Europe demands curb on budget airlines to support regional airports

EU aviation policy must pay special attention to the needs of regional airports, according to a resolution adopted by the European Parliament.

The potential to boost regional development and reduce congestion at major air hubs could be unlocked by integrating them in the Trans-European Transport Networks (TEN-T), MEPs believe.

But “certain practices” of dominant budget airlines need to be tackled to improve the overall quality of services. These include “abusive” booking fees and hand-luggage restrictions that discourage travellers from buying goods in airports.

MEPs applauded moves by Spain to outlaw these practices as they affect local retail sales.
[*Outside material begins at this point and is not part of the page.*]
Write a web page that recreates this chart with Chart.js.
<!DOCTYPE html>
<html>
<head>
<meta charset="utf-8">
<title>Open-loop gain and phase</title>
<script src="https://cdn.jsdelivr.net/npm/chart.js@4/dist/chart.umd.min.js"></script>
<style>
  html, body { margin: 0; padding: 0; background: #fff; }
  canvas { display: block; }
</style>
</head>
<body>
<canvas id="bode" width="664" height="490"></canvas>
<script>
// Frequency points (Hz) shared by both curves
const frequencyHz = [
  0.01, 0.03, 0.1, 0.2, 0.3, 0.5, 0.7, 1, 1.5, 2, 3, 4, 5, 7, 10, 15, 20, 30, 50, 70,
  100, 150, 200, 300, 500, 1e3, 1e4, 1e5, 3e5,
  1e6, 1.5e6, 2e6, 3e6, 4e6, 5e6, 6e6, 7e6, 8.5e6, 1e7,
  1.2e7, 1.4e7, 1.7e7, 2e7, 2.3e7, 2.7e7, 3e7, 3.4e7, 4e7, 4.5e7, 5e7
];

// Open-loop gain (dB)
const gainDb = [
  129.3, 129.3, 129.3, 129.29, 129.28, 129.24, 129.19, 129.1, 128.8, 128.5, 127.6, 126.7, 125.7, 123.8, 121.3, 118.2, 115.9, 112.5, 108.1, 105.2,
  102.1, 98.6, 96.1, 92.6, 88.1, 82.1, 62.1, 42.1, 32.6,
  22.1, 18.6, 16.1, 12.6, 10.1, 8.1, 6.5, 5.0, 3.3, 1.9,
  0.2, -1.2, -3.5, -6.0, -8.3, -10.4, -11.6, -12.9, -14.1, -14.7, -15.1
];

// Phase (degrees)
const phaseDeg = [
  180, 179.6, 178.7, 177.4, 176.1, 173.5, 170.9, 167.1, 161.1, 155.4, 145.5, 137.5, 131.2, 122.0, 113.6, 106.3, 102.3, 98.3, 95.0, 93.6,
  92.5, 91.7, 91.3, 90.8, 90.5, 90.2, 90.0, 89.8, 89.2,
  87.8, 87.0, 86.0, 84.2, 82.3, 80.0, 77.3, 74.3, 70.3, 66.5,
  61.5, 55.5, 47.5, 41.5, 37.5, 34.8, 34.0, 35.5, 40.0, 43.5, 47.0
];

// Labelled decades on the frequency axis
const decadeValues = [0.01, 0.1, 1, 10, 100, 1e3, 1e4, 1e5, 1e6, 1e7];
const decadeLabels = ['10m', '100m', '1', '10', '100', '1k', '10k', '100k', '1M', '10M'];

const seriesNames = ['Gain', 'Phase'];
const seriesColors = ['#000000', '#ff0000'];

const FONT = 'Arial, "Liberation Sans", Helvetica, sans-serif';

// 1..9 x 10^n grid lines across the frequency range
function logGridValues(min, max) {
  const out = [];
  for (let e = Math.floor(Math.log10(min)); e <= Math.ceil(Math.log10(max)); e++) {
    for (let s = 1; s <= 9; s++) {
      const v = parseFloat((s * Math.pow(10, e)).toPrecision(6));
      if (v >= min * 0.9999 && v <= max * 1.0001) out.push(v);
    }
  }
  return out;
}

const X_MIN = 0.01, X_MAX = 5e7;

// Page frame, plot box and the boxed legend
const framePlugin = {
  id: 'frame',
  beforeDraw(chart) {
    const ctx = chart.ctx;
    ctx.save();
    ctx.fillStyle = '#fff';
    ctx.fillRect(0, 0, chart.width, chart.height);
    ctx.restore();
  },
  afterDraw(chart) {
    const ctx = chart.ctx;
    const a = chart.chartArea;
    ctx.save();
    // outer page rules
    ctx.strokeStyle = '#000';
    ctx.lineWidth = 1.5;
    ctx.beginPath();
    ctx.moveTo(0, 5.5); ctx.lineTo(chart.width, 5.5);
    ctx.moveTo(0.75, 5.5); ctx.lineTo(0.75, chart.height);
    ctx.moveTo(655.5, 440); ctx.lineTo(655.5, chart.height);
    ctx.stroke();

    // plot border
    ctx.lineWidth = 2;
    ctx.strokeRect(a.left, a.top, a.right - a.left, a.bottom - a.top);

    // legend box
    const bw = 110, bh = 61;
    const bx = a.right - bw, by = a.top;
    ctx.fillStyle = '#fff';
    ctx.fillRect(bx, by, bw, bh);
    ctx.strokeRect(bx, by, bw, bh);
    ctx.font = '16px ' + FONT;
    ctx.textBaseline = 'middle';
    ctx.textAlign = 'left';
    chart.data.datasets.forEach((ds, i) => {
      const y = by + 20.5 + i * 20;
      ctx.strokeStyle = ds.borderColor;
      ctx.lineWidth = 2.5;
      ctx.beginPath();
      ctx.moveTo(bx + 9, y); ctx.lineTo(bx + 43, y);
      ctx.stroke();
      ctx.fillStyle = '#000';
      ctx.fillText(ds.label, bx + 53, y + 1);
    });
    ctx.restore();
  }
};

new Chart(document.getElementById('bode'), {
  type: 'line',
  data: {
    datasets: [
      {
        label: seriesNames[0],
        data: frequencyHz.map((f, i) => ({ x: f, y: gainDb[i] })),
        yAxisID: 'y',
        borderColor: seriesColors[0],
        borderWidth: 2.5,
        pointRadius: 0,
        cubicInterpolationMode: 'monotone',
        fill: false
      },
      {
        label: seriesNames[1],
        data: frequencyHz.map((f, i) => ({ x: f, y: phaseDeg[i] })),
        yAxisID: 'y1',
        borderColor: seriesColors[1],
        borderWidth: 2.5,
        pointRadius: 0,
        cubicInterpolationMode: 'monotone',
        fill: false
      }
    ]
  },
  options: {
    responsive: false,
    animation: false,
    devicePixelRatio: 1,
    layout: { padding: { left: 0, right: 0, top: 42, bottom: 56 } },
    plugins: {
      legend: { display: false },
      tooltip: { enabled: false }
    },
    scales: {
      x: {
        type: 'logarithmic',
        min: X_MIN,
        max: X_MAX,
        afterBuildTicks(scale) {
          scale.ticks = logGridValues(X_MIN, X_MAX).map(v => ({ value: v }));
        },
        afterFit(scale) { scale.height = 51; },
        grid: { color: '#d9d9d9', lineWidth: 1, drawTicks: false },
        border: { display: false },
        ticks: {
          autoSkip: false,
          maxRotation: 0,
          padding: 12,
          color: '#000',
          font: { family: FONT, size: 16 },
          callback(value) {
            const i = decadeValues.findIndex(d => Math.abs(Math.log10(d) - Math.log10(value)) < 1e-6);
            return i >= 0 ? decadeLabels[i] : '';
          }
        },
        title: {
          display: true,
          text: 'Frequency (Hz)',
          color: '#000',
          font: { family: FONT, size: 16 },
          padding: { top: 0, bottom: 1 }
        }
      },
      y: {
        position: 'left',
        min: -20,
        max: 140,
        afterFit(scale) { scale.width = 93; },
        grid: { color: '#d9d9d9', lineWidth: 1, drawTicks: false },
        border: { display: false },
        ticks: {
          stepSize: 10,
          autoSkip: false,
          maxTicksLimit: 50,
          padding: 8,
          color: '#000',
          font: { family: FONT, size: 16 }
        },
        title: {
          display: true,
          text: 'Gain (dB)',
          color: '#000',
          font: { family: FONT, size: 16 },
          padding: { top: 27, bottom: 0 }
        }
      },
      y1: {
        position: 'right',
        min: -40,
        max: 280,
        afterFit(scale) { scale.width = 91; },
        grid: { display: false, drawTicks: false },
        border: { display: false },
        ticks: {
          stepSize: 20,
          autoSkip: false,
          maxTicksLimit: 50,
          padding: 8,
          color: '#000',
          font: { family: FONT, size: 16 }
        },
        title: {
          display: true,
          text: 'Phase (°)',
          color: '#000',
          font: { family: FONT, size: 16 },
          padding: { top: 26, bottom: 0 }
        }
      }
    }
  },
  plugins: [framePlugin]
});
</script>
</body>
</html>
They say common upper weight limits should be imposed on airlines and charges for overweight baggage should also be capped.

MEPs want better price-transparency and an end to extra charges of up to £15 for passengers paying by credit or debit card.

They also want a common system of single ticketing to allow travellers to organise their complete journey, including train or coach to and from regional airports at either end of the trip.

Integrating regional airports in the TEN-T would create incentives for private financing and encourage member states to invest in better ground connections such as high speed trains.

But the European financial crisis has taken its toll on regional airports, said Conservative West Midlands MEP Philip Bradbourn during a debate on Wednesday.

They are “currently priced out of the market, leading to greater consolidation between major airports and airlines, the result being less choice and higher prices for customers,” he warned.

“This must be counteracted by removing economic barriers and better defining their role in the transport network,” he said, calling on the Commission to speed up work on the Single European Sky initiative and to design a network in which regional airports could help to alleviate capacity bottlenecks at larger airports.

Bradbourn wants to end the “one-bag” rule applied by some carriers which stops passengers taking airport shop purchases on board flights.